* Begin MATERIAL PROVIDED *

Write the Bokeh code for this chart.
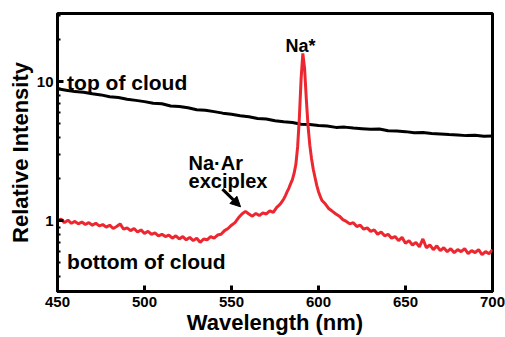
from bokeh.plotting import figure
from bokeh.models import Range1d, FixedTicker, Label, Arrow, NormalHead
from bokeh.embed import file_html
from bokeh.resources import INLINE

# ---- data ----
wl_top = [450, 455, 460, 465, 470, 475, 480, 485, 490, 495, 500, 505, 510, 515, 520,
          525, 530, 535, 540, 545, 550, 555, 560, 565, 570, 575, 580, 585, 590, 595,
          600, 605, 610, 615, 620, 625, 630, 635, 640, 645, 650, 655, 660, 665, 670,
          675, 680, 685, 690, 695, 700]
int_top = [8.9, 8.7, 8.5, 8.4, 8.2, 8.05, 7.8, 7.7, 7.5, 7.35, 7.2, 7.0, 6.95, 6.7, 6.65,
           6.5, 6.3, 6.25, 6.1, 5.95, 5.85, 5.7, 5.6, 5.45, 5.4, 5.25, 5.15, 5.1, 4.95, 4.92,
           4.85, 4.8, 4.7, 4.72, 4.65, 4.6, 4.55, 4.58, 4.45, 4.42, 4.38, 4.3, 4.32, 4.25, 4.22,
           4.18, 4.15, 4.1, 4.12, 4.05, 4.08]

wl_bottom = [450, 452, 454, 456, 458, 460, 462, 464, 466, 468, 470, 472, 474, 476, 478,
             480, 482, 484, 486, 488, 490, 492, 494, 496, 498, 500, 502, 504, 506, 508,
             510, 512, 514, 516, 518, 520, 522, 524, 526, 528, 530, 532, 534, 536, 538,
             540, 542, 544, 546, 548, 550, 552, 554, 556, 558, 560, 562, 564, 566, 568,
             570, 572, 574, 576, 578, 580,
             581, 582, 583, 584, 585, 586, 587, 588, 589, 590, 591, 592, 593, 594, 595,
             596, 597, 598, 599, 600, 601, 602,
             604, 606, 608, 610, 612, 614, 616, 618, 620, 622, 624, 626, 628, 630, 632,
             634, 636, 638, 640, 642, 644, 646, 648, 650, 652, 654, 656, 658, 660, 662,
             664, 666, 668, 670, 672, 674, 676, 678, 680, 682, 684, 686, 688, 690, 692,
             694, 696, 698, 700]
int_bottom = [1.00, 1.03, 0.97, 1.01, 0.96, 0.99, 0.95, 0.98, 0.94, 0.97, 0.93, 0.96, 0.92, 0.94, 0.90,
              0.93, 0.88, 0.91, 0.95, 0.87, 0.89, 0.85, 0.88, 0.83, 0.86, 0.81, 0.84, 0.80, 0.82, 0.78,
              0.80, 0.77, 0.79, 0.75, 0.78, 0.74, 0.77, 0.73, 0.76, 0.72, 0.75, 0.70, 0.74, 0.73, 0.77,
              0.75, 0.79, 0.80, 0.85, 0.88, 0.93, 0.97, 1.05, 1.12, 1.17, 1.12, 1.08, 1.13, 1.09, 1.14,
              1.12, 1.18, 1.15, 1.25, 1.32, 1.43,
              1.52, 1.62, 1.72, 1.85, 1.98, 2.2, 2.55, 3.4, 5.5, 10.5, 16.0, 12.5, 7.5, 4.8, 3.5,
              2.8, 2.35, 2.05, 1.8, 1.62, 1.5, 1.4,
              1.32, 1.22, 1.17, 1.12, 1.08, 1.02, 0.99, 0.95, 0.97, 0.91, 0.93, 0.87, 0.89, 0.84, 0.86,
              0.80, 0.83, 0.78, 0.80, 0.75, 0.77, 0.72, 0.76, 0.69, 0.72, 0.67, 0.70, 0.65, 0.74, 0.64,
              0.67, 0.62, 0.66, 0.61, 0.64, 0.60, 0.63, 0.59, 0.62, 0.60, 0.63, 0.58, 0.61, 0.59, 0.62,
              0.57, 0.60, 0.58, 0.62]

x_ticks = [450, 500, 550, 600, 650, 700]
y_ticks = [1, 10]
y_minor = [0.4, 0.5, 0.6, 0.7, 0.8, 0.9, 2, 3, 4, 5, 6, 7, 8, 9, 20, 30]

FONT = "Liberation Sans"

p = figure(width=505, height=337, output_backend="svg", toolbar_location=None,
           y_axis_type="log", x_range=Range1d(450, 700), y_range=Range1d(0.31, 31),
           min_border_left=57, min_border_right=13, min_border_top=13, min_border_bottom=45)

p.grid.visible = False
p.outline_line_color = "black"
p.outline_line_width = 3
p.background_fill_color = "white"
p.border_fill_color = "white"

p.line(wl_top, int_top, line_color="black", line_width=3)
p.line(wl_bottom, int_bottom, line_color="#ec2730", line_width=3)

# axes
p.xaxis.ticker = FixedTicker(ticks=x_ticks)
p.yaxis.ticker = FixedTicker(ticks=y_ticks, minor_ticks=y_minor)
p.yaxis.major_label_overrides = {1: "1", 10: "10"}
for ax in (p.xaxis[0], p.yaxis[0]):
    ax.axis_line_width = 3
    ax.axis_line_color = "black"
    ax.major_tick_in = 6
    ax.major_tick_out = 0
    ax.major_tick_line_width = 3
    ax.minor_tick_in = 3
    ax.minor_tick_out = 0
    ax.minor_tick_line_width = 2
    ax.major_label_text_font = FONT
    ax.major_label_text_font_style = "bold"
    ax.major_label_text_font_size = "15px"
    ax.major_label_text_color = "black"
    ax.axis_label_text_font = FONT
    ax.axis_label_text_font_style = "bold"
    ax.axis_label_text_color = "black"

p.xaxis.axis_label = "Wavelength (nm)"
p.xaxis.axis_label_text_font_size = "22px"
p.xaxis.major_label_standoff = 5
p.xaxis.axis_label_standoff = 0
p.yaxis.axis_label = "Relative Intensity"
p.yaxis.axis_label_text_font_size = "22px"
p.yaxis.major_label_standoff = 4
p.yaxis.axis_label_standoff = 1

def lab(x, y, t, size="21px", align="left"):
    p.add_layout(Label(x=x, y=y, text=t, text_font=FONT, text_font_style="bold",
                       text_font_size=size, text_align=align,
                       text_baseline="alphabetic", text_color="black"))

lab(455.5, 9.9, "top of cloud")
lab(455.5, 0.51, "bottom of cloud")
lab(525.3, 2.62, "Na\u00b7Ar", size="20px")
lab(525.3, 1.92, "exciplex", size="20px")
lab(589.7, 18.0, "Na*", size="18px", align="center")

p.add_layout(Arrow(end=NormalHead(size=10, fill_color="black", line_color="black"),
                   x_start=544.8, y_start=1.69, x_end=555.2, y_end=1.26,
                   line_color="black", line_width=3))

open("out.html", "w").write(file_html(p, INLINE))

* End MATERIAL PROVIDED *

Transcribe the material exactly, keeping every word and none of the pictures.

**COMPLETE ANSWER:**
Write the Bokeh code for this chart.
from bokeh.plotting import figure
from bokeh.models import Range1d, FixedTicker, Label, Arrow, NormalHead
from bokeh.embed import file_html
from bokeh.resources import INLINE

# ---- data ----
wl_top = [450, 455, 460, 465, 470, 475, 480, 485, 490, 495, 500, 505, 510, 515, 520,
          525, 530, 535, 540, 545, 550, 555, 560, 565, 570, 575, 580, 585, 590, 595,
          600, 605, 610, 615, 620, 625, 630, 635, 640, 645, 650, 655, 660, 665, 670,
          675, 680, 685, 690, 695, 700]
int_top = [8.9, 8.7, 8.5, 8.4, 8.2, 8.05, 7.8, 7.7, 7.5, 7.35, 7.2, 7.0, 6.95, 6.7, 6.65,
           6.5, 6.3, 6.25, 6.1, 5.95, 5.85, 5.7, 5.6, 5.45, 5.4, 5.25, 5.15, 5.1, 4.95, 4.92,
           4.85, 4.8, 4.7, 4.72, 4.65, 4.6, 4.55, 4.58, 4.45, 4.42, 4.38, 4.3, 4.32, 4.25, 4.22,
           4.18, 4.15, 4.1, 4.12, 4.05, 4.08]

wl_bottom = [450, 452, 454, 456, 458, 460, 462, 464, 466, 468, 470, 472, 474, 476, 478,
             480, 482, 484, 486, 488, 490, 492, 494, 496, 498, 500, 502, 504, 506, 508,
             510, 512, 514, 516, 518, 520, 522, 524, 526, 528, 530, 532, 534, 536, 538,
             540, 542, 544, 546, 548, 550, 552, 554, 556, 558, 560, 562, 564, 566, 568,
             570, 572, 574, 576, 578, 580,
             581, 582, 583, 584, 585, 586, 587, 588, 589, 590, 591, 592, 593, 594, 595,
             596, 597, 598, 599, 600, 601, 602,
             604, 606, 608, 610, 612, 614, 616, 618, 620, 622, 624, 626, 628, 630, 632,
             634, 636, 638, 640, 642, 644, 646, 648, 650, 652, 654, 656, 658, 660, 662,
             664, 666, 668, 670, 672, 674, 676, 678, 680, 682, 684, 686, 688, 690, 692,
             694, 696, 698, 700]
int_bottom = [1.00, 1.03, 0.97, 1.01, 0.96, 0.99, 0.95, 0.98, 0.94, 0.97, 0.93, 0.96, 0.92, 0.94, 0.90,
              0.93, 0.88, 0.91, 0.95, 0.87, 0.89, 0.85, 0.88, 0.83, 0.86, 0.81, 0.84, 0.80, 0.82, 0.78,
              0.80, 0.77, 0.79, 0.75, 0.78, 0.74, 0.77, 0.73, 0.76, 0.72, 0.75, 0.70, 0.74, 0.73, 0.77,
              0.75, 0.79, 0.80, 0.85, 0.88, 0.93, 0.97, 1.05, 1.12, 1.17, 1.12, 1.08, 1.13, 1.09, 1.14,
              1.12, 1.18, 1.15, 1.25, 1.32, 1.43,
              1.52, 1.62, 1.72, 1.85, 1.98, 2.2, 2.55, 3.4, 5.5, 10.5, 16.0, 12.5, 7.5, 4.8, 3.5,
              2.8, 2.35, 2.05, 1.8, 1.62, 1.5, 1.4,
              1.32, 1.22, 1.17, 1.12, 1.08, 1.02, 0.99, 0.95, 0.97, 0.91, 0.93, 0.87, 0.89, 0.84, 0.86,
              0.80, 0.83, 0.78, 0.80, 0.75, 0.77, 0.72, 0.76, 0.69, 0.72, 0.67, 0.70, 0.65, 0.74, 0.64,
              0.67, 0.62, 0.66, 0.61, 0.64, 0.60, 0.63, 0.59, 0.62, 0.60, 0.63, 0.58, 0.61, 0.59, 0.62,
              0.57, 0.60, 0.58, 0.62]

x_ticks = [450, 500, 550, 600, 650, 700]
y_ticks = [1, 10]
y_minor = [0.4, 0.5, 0.6, 0.7, 0.8, 0.9, 2, 3, 4, 5, 6, 7, 8, 9, 20, 30]

FONT = "Liberation Sans"

p = figure(width=505, height=337, output_backend="svg", toolbar_location=None,
           y_axis_type="log", x_range=Range1d(450, 700), y_range=Range1d(0.31, 31),
           min_border_left=57, min_border_right=13, min_border_top=13, min_border_bottom=45)

p.grid.visible = False
p.outline_line_color = "black"
p.outline_line_width = 3
p.background_fill_color = "white"
p.border_fill_color = "white"

p.line(wl_top, int_top, line_color="black", line_width=3)
p.line(wl_bottom, int_bottom, line_color="#ec2730", line_width=3)

# axes
p.xaxis.ticker = FixedTicker(ticks=x_ticks)
p.yaxis.ticker = FixedTicker(ticks=y_ticks, minor_ticks=y_minor)
p.yaxis.major_label_overrides = {1: "1", 10: "10"}
for ax in (p.xaxis[0], p.yaxis[0]):
    ax.axis_line_width = 3
    ax.axis_line_color = "black"
    ax.major_tick_in = 6
    ax.major_tick_out = 0
    ax.major_tick_line_width = 3
    ax.minor_tick_in = 3
    ax.minor_tick_out = 0
    ax.minor_tick_line_width = 2
    ax.major_label_text_font = FONT
    ax.major_label_text_font_style = "bold"
    ax.major_label_text_font_size = "15px"
    ax.major_label_text_color = "black"
    ax.axis_label_text_font = FONT
    ax.axis_label_text_font_style = "bold"
    ax.axis_label_text_color = "black"

p.xaxis.axis_label = "Wavelength (nm)"
p.xaxis.axis_label_text_font_size = "22px"
p.xaxis.major_label_standoff = 5
p.xaxis.axis_label_standoff = 0
p.yaxis.axis_label = "Relative Intensity"
p.yaxis.axis_label_text_font_size = "22px"
p.yaxis.major_label_standoff = 4
p.yaxis.axis_label_standoff = 1

def lab(x, y, t, size="21px", align="left"):
    p.add_layout(Label(x=x, y=y, text=t, text_font=FONT, text_font_style="bold",
                       text_font_size=size, text_align=align,
                       text_baseline="alphabetic", text_color="black"))

lab(455.5, 9.9, "top of cloud")
lab(455.5, 0.51, "bottom of cloud")
lab(525.3, 2.62, "Na\u00b7Ar", size="20px")
lab(525.3, 1.92, "exciplex", size="20px")
lab(589.7, 18.0, "Na*", size="18px", align="center")

p.add_layout(Arrow(end=NormalHead(size=10, fill_color="black", line_color="black"),
                   x_start=544.8, y_start=1.69, x_end=555.2, y_end=1.26,
                   line_color="black", line_width=3))

open("out.html", "w").write(file_html(p, INLINE))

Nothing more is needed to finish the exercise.